* [RECORDED INFORMATION]:
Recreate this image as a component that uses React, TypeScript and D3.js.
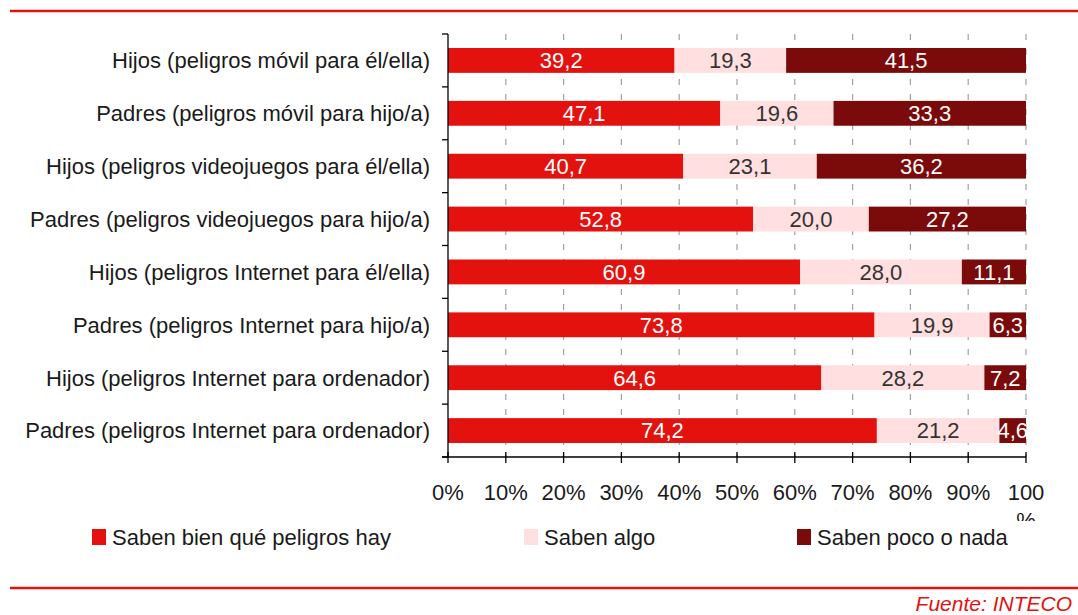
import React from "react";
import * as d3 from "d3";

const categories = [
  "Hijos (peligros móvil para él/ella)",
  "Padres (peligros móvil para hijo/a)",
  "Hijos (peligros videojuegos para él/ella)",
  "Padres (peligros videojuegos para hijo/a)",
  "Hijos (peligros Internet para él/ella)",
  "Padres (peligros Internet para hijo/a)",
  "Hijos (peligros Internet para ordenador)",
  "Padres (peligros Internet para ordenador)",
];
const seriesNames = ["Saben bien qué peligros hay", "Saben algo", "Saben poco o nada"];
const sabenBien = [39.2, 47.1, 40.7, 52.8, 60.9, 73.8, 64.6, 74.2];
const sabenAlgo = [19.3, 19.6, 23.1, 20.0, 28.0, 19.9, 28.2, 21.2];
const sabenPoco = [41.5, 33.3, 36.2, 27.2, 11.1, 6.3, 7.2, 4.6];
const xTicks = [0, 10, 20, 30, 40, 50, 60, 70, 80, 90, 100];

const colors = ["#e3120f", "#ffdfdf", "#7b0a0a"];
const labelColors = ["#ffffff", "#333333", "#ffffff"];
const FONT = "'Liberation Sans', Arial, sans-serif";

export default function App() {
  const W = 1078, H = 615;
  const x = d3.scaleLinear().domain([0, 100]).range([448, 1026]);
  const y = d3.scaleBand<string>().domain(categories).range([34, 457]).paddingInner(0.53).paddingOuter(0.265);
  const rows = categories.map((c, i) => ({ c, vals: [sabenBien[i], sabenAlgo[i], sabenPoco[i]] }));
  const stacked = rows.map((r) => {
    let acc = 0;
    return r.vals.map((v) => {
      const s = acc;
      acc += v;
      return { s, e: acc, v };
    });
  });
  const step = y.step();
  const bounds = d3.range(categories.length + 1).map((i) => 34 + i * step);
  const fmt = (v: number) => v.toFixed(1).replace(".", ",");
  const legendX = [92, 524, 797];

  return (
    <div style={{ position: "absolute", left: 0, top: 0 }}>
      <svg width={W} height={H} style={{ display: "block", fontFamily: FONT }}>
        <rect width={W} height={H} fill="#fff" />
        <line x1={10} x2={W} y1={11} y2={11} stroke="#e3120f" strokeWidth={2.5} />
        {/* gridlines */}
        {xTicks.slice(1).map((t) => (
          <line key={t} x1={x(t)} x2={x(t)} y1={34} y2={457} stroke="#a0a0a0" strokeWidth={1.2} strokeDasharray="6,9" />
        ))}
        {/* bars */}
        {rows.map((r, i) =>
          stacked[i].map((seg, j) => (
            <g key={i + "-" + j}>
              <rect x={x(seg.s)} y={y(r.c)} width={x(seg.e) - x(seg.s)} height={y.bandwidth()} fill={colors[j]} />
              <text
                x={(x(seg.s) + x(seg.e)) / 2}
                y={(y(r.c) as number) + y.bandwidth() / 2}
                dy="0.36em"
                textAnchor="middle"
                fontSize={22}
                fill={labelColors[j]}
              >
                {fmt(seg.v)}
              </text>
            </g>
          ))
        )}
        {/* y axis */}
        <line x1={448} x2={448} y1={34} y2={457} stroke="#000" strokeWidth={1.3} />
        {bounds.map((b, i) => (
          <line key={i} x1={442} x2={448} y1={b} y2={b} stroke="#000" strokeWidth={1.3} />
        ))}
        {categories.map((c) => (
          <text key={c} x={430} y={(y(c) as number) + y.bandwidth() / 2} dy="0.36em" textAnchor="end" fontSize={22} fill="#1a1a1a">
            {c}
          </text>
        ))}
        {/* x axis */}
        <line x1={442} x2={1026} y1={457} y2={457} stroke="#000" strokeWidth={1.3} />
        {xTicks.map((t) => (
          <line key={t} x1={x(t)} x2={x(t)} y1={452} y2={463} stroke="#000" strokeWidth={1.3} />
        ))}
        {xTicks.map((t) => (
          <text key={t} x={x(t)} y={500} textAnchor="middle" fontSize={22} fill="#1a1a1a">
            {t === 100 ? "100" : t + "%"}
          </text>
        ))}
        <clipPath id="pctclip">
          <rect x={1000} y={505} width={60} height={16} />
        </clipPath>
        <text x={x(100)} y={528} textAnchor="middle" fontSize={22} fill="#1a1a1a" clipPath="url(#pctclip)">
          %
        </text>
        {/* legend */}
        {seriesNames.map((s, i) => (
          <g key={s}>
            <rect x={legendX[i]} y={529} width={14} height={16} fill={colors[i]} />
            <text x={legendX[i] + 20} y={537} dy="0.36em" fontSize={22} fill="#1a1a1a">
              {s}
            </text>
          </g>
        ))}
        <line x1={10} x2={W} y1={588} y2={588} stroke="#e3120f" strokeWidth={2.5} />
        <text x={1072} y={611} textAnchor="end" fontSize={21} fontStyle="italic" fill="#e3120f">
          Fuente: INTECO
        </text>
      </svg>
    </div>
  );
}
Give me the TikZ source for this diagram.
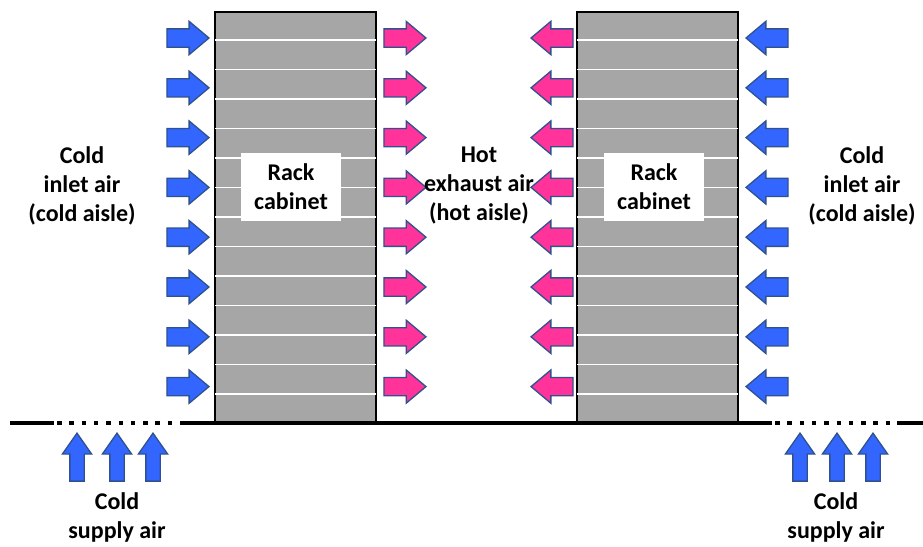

* [STATED EXERCISE]: Copy the listing exactly. Any image in it stays out of the copy.

* [ANSWER FOR THE TASK]:
Recreate this image as a component that uses React, TypeScript and D3.js.
import React from "react";
import * as d3 from "d3";

const categories = [
  "Hijos (peligros móvil para él/ella)",
  "Padres (peligros móvil para hijo/a)",
  "Hijos (peligros videojuegos para él/ella)",
  "Padres (peligros videojuegos para hijo/a)",
  "Hijos (peligros Internet para él/ella)",
  "Padres (peligros Internet para hijo/a)",
  "Hijos (peligros Internet para ordenador)",
  "Padres (peligros Internet para ordenador)",
];
const seriesNames = ["Saben bien qué peligros hay", "Saben algo", "Saben poco o nada"];
const sabenBien = [39.2, 47.1, 40.7, 52.8, 60.9, 73.8, 64.6, 74.2];
const sabenAlgo = [19.3, 19.6, 23.1, 20.0, 28.0, 19.9, 28.2, 21.2];
const sabenPoco = [41.5, 33.3, 36.2, 27.2, 11.1, 6.3, 7.2, 4.6];
const xTicks = [0, 10, 20, 30, 40, 50, 60, 70, 80, 90, 100];

const colors = ["#e3120f", "#ffdfdf", "#7b0a0a"];
const labelColors = ["#ffffff", "#333333", "#ffffff"];
const FONT = "'Liberation Sans', Arial, sans-serif";

export default function App() {
  const W = 1078, H = 615;
  const x = d3.scaleLinear().domain([0, 100]).range([448, 1026]);
  const y = d3.scaleBand<string>().domain(categories).range([34, 457]).paddingInner(0.53).paddingOuter(0.265);
  const rows = categories.map((c, i) => ({ c, vals: [sabenBien[i], sabenAlgo[i], sabenPoco[i]] }));
  const stacked = rows.map((r) => {
    let acc = 0;
    return r.vals.map((v) => {
      const s = acc;
      acc += v;
      return { s, e: acc, v };
    });
  });
  const step = y.step();
  const bounds = d3.range(categories.length + 1).map((i) => 34 + i * step);
  const fmt = (v: number) => v.toFixed(1).replace(".", ",");
  const legendX = [92, 524, 797];

  return (
    <div style={{ position: "absolute", left: 0, top: 0 }}>
      <svg width={W} height={H} style={{ display: "block", fontFamily: FONT }}>
        <rect width={W} height={H} fill="#fff" />
        <line x1={10} x2={W} y1={11} y2={11} stroke="#e3120f" strokeWidth={2.5} />
        {/* gridlines */}
        {xTicks.slice(1).map((t) => (
          <line key={t} x1={x(t)} x2={x(t)} y1={34} y2={457} stroke="#a0a0a0" strokeWidth={1.2} strokeDasharray="6,9" />
        ))}
        {/* bars */}
        {rows.map((r, i) =>
          stacked[i].map((seg, j) => (
            <g key={i + "-" + j}>
              <rect x={x(seg.s)} y={y(r.c)} width={x(seg.e) - x(seg.s)} height={y.bandwidth()} fill={colors[j]} />
              <text
                x={(x(seg.s) + x(seg.e)) / 2}
                y={(y(r.c) as number) + y.bandwidth() / 2}
                dy="0.36em"
                textAnchor="middle"
                fontSize={22}
                fill={labelColors[j]}
              >
                {fmt(seg.v)}
              </text>
            </g>
          ))
        )}
        {/* y axis */}
        <line x1={448} x2={448} y1={34} y2={457} stroke="#000" strokeWidth={1.3} />
        {bounds.map((b, i) => (
          <line key={i} x1={442} x2={448} y1={b} y2={b} stroke="#000" strokeWidth={1.3} />
        ))}
        {categories.map((c) => (
          <text key={c} x={430} y={(y(c) as number) + y.bandwidth() / 2} dy="0.36em" textAnchor="end" fontSize={22} fill="#1a1a1a">
            {c}
          </text>
        ))}
        {/* x axis */}
        <line x1={442} x2={1026} y1={457} y2={457} stroke="#000" strokeWidth={1.3} />
        {xTicks.map((t) => (
          <line key={t} x1={x(t)} x2={x(t)} y1={452} y2={463} stroke="#000" strokeWidth={1.3} />
        ))}
        {xTicks.map((t) => (
          <text key={t} x={x(t)} y={500} textAnchor="middle" fontSize={22} fill="#1a1a1a">
            {t === 100 ? "100" : t + "%"}
          </text>
        ))}
        <clipPath id="pctclip">
          <rect x={1000} y={505} width={60} height={16} />
        </clipPath>
        <text x={x(100)} y={528} textAnchor="middle" fontSize={22} fill="#1a1a1a" clipPath="url(#pctclip)">
          %
        </text>
        {/* legend */}
        {seriesNames.map((s, i) => (
          <g key={s}>
            <rect x={legendX[i]} y={529} width={14} height={16} fill={colors[i]} />
            <text x={legendX[i] + 20} y={537} dy="0.36em" fontSize={22} fill="#1a1a1a">
              {s}
            </text>
          </g>
        ))}
        <line x1={10} x2={W} y1={588} y2={588} stroke="#e3120f" strokeWidth={2.5} />
        <text x={1072} y={611} textAnchor="end" fontSize={21} fontStyle="italic" fill="#e3120f">
          Fuente: INTECO
        </text>
      </svg>
    </div>
  );
}
Give me the TikZ source for this diagram.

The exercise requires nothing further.